Já o advogado Tiago Duarte acredita que os requisitos de proporcionalidade estão preenchidos, ainda assim sublinha que isto não quer dizer que não fosse preferível que o Parlamento/Governo tivessem já aprovado uma lei expressamente pensada para estas restrições a direitos fundamentais em caso de pandemia.
“Neste caso, creio que o facto de a lei de proteção civil permitir expressamente essa limitação ao direito de circulação em situações de estado de calamidade como é aquele em que nos encontramos, associado ao facto de se pretender salvaguardar um direito fundamental como é o direito à saúde autoriza esta medida, desde que a mesma seja considerada adequada, razoável e não seja excessiva.

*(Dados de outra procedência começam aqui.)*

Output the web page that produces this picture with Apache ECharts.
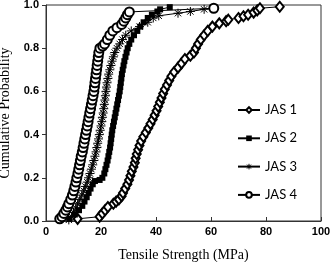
<!DOCTYPE html>
<html>
<head>
<meta charset="utf-8">
<script src="https://cdn.jsdelivr.net/npm/echarts@6/dist/echarts.min.js"></script>
<style>html,body{margin:0;padding:0;background:#fff}#c{width:331px;height:262px}</style>
</head>
<body>
<div id="c"></div>
<script>
const seriesNames = ['JAS 1', 'JAS 2', 'JAS 3', 'JAS 4'];
const xTicks = [0, 20, 40, 60, 80, 100];
const yTicks = [0.0, 0.2, 0.4, 0.6, 0.8, 1.0];

const jas1X = [11.5, 19.5, 20.5, 21.5, 22.5, 24.5, 25.5, 26.5, 27.5, 28, 28.8, 29.6, 30.2, 30.7, 31.2, 31.8, 32.3, 32.6, 33, 33.5, 34, 34.6, 35.4, 36.3, 37.2, 38, 38.8, 39.5, 40.2, 40.8, 41.4, 42, 42.6, 43.2, 44, 44.8, 45.6, 46.6, 48, 49.3, 50.5, 52.5, 53.8, 54.5, 55.3, 56.3, 57.5, 58.8, 60.5, 63, 65.5, 66.3, 70, 71.8, 73.5, 75.5, 76.8, 77.8, 85];
const jas1P = [0.01, 0.02, 0.035, 0.05, 0.065, 0.08, 0.09, 0.10, 0.115, 0.13, 0.15, 0.17, 0.19, 0.21, 0.23, 0.25, 0.27, 0.29, 0.31, 0.33, 0.35, 0.37, 0.39, 0.41, 0.43, 0.45, 0.47, 0.49, 0.51, 0.53, 0.55, 0.57, 0.59, 0.61, 0.63, 0.65, 0.67, 0.69, 0.71, 0.73, 0.75, 0.765, 0.78, 0.80, 0.82, 0.84, 0.86, 0.88, 0.90, 0.915, 0.925, 0.932, 0.94, 0.948, 0.955, 0.965, 0.975, 0.985, 0.992];

const jas2X = [8.5, 10.5, 12, 13.2, 14, 14.8, 15.5, 16.2, 17, 17.8, 19.5, 20.5, 21.2, 21.6, 22, 22.4, 22.7, 23, 23.3, 23.5, 23.7, 23.9, 24.1, 24.4, 24.7, 25, 25.3, 25.6, 25.9, 26.2, 26.5, 26.8, 27, 27.2, 27.4, 27.6, 27.9, 28.2, 28.5, 28.9, 29.3, 29.7, 30.3, 31, 32, 33.2, 34.3, 35.5, 37, 38.5, 40.5, 41.5, 45];
const jas2P = [0.01, 0.03, 0.05, 0.07, 0.09, 0.11, 0.13, 0.15, 0.17, 0.185, 0.19, 0.20, 0.22, 0.24, 0.26, 0.28, 0.30, 0.32, 0.34, 0.36, 0.38, 0.40, 0.42, 0.44, 0.46, 0.48, 0.50, 0.52, 0.54, 0.56, 0.58, 0.60, 0.62, 0.64, 0.66, 0.68, 0.70, 0.72, 0.74, 0.76, 0.78, 0.80, 0.82, 0.84, 0.86, 0.88, 0.90, 0.92, 0.94, 0.955, 0.97, 0.98, 0.99];

const jas3X = [8.3, 9.3, 10, 10.8, 11.5, 12.3, 13, 13.7, 14.3, 15, 15.5, 16, 16.5, 17, 17.4, 17.8, 18.2, 18.5, 18.8, 19.1, 19.4, 19.7, 20, 20.3, 20.5, 20.8, 21, 21.2, 21.4, 21.6, 21.8, 22, 22.2, 22.5, 22.8, 23.2, 23.6, 24, 24.5, 25, 25.8, 26.8, 27.8, 29, 31, 34, 37, 39, 41, 48, 52.5, 57.5];
const jas3P = [0.005, 0.02, 0.04, 0.06, 0.08, 0.10, 0.12, 0.14, 0.16, 0.18, 0.20, 0.22, 0.24, 0.26, 0.28, 0.30, 0.32, 0.34, 0.36, 0.38, 0.40, 0.42, 0.44, 0.46, 0.48, 0.50, 0.52, 0.54, 0.56, 0.58, 0.60, 0.62, 0.64, 0.66, 0.68, 0.70, 0.72, 0.74, 0.76, 0.78, 0.80, 0.82, 0.84, 0.86, 0.88, 0.90, 0.92, 0.94, 0.95, 0.962, 0.97, 0.98];

const jas4X = [5, 5.8, 6.5, 7.2, 7.8, 8.3, 9, 9.6, 10.1, 10.5, 10.9, 11.2, 11.6, 11.9, 12.2, 12.5, 12.8, 13.2, 13.5, 13.8, 14.1, 14.4, 14.7, 15, 15.3, 15.6, 15.9, 16.2, 16.5, 16.8, 17.1, 17.4, 17.6, 17.8, 18, 18.2, 18.4, 18.6, 18.8, 19, 19.2, 19.6, 20.6, 21.3, 22.3, 23.2, 24.3, 25.8, 27.5, 28.3, 29, 29.6, 30.3, 61];
const jas4P = [0.01, 0.02, 0.035, 0.05, 0.065, 0.08, 0.10, 0.12, 0.14, 0.16, 0.18, 0.20, 0.22, 0.24, 0.26, 0.28, 0.30, 0.32, 0.34, 0.36, 0.38, 0.40, 0.42, 0.44, 0.46, 0.48, 0.50, 0.52, 0.54, 0.56, 0.58, 0.60, 0.62, 0.64, 0.66, 0.68, 0.70, 0.72, 0.74, 0.76, 0.78, 0.80, 0.81, 0.82, 0.84, 0.86, 0.88, 0.895, 0.91, 0.925, 0.94, 0.955, 0.968, 0.985];

function pairs(xs, ps) { return xs.map((x, i) => [x, ps[i]]); }

const asterisk = 'path://M0 5 L10 5 M5 0 L5 10 M1.5 1.5 L8.5 8.5 M1.5 8.5 L8.5 1.5';

const chart = echarts.init(document.getElementById('c'), null, {renderer: 'canvas'});
const lineStyle = {color: '#000', width: 1};
chart.setOption({
  animation: false,
  backgroundColor: '#fff',
  grid: {left: 46, right: 10, top: 5, bottom: 41, show: true, borderColor: '#333', borderWidth: 1,
    containLabel: false, outerBoundsMode: 'none'},
  legend: {
    orient: 'vertical', left: 237, top: 103, padding: 0, itemWidth: 22, itemHeight: 7, itemGap: 14.3,
    itemStyle: {borderWidth: 1},
    textStyle: {fontFamily: 'Lato', fontSize: 13, color: '#000', lineHeight: 14},
    data: seriesNames
  },
  xAxis: {
    type: 'value', min: xTicks[0], max: xTicks[xTicks.length - 1], interval: 20,
    name: 'Tensile Strength (MPa)', nameLocation: 'middle', nameGap: 27,
    nameTextStyle: {fontFamily: 'Liberation Serif', fontSize: 14, color: '#000'},
    axisLine: {lineStyle: {color: '#333'}},
    axisTick: {inside: true, length: 4, lineStyle: {color: '#333'}},
    axisLabel: {fontFamily: 'Liberation Sans', fontSize: 11, fontWeight: 'bold', color: '#000', margin: 5},
    splitLine: {show: false}
  },
  yAxis: {
    type: 'value', min: 0, max: 1, interval: 0.2,
    name: 'Cumulative Probability', nameLocation: 'middle', nameGap: 33,
    nameTextStyle: {fontFamily: 'Liberation Serif', fontSize: 14, color: '#000'},
    axisLine: {show: true, lineStyle: {color: '#333'}},
    axisTick: {show: true, inside: false, length: 4, lineStyle: {color: '#333'}},
    axisLabel: {fontFamily: 'Liberation Sans', fontSize: 11, fontWeight: 'bold', color: '#000', margin: 7,
      formatter: v => v.toFixed(1)},
    splitLine: {show: false}
  },
  series: [
    {name: seriesNames[0], type: 'line', data: pairs(jas1X, jas1P), symbol: 'emptyDiamond', symbolSize: [8, 10],
      lineStyle, itemStyle: {color: '#000', borderWidth: 1}},
    {name: seriesNames[1], type: 'line', data: pairs(jas2X, jas2P), symbol: 'rect', symbolSize: 6,
      lineStyle, itemStyle: {color: '#000'}},
    {name: seriesNames[2], type: 'line', data: pairs(jas3X, jas3P), symbol: asterisk, symbolSize: 9,
      lineStyle, itemStyle: {color: '#000', borderColor: '#000', borderWidth: 1}},
    {name: seriesNames[3], type: 'line', data: pairs(jas4X, jas4P), symbol: 'emptyCircle', symbolSize: 9,
      lineStyle, itemStyle: {color: '#000', borderWidth: 1}}
  ]
});
</script>
</body>
</html>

Ora no caso concreto creio que estes requisitos de proporcionalidade estão preenchidos”, notou o constitucionalista.
Segundo explicou Tiago Duarte ao ECO/Advocatus, a suspensão de direitos fundamentais exige a existência de um Estado de Emergência, mas segundo a Constituição da República Portuguesa a restrição desses direitos já não. Ou seja, neste caso em concreto existe uma limitação ao direito de deslocação que é permitida desde que esteja prevista na lei, que salvaguarda de outros direitos constitucionais e que seja proporcional aos fins em vista.
Governo recusa inconstitucionalidade
Esta sexta-feira, o Governo recusou a existência de qualquer inconstitucionalidade na medida que impõe limites à circulação na AML, alegando que essas restrições estão “expressamente previstas” na Lei de Bases da Proteção Civil.

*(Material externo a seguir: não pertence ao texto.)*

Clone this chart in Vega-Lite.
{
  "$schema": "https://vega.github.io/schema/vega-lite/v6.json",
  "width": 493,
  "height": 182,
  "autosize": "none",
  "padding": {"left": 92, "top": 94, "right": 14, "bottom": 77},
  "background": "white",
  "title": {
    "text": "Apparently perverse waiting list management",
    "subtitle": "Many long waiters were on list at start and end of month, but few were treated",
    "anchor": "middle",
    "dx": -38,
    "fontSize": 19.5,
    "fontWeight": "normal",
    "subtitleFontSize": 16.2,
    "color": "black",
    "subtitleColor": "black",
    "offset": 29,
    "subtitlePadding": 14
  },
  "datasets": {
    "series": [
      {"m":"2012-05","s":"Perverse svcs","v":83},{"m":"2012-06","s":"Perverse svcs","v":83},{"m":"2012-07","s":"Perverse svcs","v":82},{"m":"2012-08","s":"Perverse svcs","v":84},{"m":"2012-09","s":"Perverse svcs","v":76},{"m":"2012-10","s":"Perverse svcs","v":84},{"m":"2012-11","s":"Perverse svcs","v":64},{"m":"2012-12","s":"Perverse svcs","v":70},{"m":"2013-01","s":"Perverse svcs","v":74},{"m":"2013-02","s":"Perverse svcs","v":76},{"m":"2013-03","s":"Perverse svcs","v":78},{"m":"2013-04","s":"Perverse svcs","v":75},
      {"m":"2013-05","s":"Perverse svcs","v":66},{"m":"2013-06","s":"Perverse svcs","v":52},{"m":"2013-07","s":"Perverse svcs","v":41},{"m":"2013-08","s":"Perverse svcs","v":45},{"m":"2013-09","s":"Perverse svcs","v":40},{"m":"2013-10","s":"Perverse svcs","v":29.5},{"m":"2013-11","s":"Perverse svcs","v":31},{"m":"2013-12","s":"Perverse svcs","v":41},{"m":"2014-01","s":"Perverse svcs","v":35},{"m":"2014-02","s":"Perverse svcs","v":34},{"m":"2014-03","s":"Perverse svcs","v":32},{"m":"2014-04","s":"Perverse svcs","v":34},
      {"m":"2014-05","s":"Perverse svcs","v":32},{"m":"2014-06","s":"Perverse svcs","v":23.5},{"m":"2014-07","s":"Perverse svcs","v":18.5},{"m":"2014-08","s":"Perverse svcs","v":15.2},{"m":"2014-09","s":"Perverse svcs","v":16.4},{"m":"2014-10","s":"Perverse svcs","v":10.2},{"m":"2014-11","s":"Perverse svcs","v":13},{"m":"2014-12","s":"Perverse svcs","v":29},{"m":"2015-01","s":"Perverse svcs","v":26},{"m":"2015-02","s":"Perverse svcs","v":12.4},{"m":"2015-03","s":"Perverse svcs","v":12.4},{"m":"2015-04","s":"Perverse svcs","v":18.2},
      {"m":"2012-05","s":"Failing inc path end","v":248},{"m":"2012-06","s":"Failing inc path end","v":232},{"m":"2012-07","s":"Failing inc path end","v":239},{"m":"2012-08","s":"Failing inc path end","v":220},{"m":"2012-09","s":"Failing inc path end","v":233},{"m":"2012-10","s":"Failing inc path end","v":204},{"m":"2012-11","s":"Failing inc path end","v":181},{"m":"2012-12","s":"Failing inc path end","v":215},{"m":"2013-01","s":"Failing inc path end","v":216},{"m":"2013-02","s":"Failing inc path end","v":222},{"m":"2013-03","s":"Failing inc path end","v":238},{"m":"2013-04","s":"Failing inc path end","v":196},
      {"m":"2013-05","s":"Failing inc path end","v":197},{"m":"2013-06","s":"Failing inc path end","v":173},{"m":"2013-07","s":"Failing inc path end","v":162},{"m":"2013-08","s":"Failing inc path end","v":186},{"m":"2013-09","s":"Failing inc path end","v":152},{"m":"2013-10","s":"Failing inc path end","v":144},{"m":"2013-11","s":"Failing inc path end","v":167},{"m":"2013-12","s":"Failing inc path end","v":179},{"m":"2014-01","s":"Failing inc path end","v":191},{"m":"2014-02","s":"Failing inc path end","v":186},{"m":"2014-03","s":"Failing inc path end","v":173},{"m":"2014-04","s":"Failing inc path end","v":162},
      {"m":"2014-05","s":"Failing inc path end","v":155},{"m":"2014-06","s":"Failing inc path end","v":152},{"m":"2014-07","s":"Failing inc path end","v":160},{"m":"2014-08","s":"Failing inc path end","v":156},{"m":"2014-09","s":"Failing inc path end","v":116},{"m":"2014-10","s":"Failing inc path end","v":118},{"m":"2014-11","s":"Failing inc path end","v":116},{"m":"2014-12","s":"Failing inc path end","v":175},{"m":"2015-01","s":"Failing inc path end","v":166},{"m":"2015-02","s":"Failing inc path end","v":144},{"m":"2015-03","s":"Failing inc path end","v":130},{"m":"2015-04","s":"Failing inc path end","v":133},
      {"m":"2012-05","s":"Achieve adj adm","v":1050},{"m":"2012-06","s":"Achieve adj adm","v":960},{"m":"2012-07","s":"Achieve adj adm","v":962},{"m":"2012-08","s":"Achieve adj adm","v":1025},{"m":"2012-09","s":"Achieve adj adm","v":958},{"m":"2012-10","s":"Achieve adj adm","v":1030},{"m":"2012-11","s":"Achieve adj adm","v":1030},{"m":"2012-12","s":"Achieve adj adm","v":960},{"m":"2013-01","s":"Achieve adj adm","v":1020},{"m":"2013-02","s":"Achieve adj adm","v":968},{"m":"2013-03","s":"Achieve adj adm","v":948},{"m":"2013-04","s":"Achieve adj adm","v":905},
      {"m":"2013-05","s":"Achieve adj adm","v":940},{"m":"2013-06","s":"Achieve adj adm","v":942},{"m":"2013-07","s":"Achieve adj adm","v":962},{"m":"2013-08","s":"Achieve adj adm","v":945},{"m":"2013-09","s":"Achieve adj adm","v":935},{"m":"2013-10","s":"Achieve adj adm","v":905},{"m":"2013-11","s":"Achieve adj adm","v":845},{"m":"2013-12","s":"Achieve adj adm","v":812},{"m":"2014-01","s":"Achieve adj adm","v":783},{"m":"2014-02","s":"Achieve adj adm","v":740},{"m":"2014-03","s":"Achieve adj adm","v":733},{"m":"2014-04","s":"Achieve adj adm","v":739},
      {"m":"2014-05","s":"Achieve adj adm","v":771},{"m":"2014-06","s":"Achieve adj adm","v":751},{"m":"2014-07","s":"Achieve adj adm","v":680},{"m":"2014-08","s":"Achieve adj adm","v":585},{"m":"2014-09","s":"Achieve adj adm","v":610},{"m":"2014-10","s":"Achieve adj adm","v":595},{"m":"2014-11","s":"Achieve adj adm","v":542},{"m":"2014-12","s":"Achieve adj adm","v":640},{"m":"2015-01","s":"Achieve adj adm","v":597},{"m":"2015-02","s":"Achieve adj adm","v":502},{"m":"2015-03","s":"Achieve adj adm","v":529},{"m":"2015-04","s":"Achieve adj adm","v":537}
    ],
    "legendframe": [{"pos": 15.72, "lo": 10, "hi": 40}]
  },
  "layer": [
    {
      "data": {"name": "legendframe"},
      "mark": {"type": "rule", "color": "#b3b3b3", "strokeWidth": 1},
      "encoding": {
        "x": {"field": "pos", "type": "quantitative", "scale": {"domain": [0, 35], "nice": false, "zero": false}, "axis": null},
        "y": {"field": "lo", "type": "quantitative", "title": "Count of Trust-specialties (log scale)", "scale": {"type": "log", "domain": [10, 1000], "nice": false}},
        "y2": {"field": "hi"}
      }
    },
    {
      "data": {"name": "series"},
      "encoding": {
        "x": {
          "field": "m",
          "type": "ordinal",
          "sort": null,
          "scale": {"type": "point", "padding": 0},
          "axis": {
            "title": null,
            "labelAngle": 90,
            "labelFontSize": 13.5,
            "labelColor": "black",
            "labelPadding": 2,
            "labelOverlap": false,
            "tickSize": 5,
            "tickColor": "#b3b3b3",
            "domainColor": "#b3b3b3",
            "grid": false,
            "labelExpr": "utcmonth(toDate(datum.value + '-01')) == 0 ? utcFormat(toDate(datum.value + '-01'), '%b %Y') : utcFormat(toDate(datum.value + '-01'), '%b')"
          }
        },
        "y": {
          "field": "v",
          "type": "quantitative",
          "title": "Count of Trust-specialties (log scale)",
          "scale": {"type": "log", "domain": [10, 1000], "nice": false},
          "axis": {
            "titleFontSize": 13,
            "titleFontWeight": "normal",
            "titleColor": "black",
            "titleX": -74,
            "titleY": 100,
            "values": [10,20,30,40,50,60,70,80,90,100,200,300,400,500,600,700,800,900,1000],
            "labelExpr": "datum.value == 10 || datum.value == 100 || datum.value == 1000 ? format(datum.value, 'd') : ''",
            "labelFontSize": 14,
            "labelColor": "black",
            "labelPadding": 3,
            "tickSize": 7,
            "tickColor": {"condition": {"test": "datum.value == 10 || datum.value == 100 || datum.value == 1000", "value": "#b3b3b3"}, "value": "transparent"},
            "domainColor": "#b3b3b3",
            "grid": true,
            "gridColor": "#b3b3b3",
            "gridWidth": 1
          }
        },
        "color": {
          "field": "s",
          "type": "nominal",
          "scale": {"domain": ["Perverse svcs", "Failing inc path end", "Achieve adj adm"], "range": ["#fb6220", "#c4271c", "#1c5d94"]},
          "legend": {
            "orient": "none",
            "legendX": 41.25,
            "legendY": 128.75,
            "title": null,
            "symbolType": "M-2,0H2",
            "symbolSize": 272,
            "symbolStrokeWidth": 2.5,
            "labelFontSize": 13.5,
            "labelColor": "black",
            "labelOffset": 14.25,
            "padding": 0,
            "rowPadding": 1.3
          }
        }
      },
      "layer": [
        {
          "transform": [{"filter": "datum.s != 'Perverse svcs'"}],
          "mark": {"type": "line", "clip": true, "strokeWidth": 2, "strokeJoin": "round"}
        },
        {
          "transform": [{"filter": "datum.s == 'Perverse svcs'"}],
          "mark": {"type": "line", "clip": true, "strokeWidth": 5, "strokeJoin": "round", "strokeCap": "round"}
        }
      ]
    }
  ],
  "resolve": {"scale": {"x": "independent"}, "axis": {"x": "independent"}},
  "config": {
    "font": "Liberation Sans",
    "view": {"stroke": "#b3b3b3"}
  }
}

O secretário de Estado adjunto do primeiro-ministro, Tiago Antunes, em declarações à Agência Lusa, discordou em absoluto da posição de Luís Menezes Leitão.
“Os limites à circulação estão expressamente previstos na Lei de Bases da Proteção Civil como uma das medidas típicas da situação de calamidade. Tratando-se de uma medida prevista em lei aprovada pela Assembleia da República, não há qualquer inconstitucionalidade”, sublinhou Tiago Antunes à Lusa.
Para secretário de Estado dos Assuntos Parlamentares, “há base legal expressa” nesta medida e recordou que em Portugal, “por diversas vezes”, durante a pandemia da covid-19, “já houve limites à circulação entre concelhos fora da vigência do estado de emergência”.
As restrições de circulação de e para a AML aplicam-se a partir das 15 horas desta sexta-feira e estendem-se até às 6 horas de segunda-feira.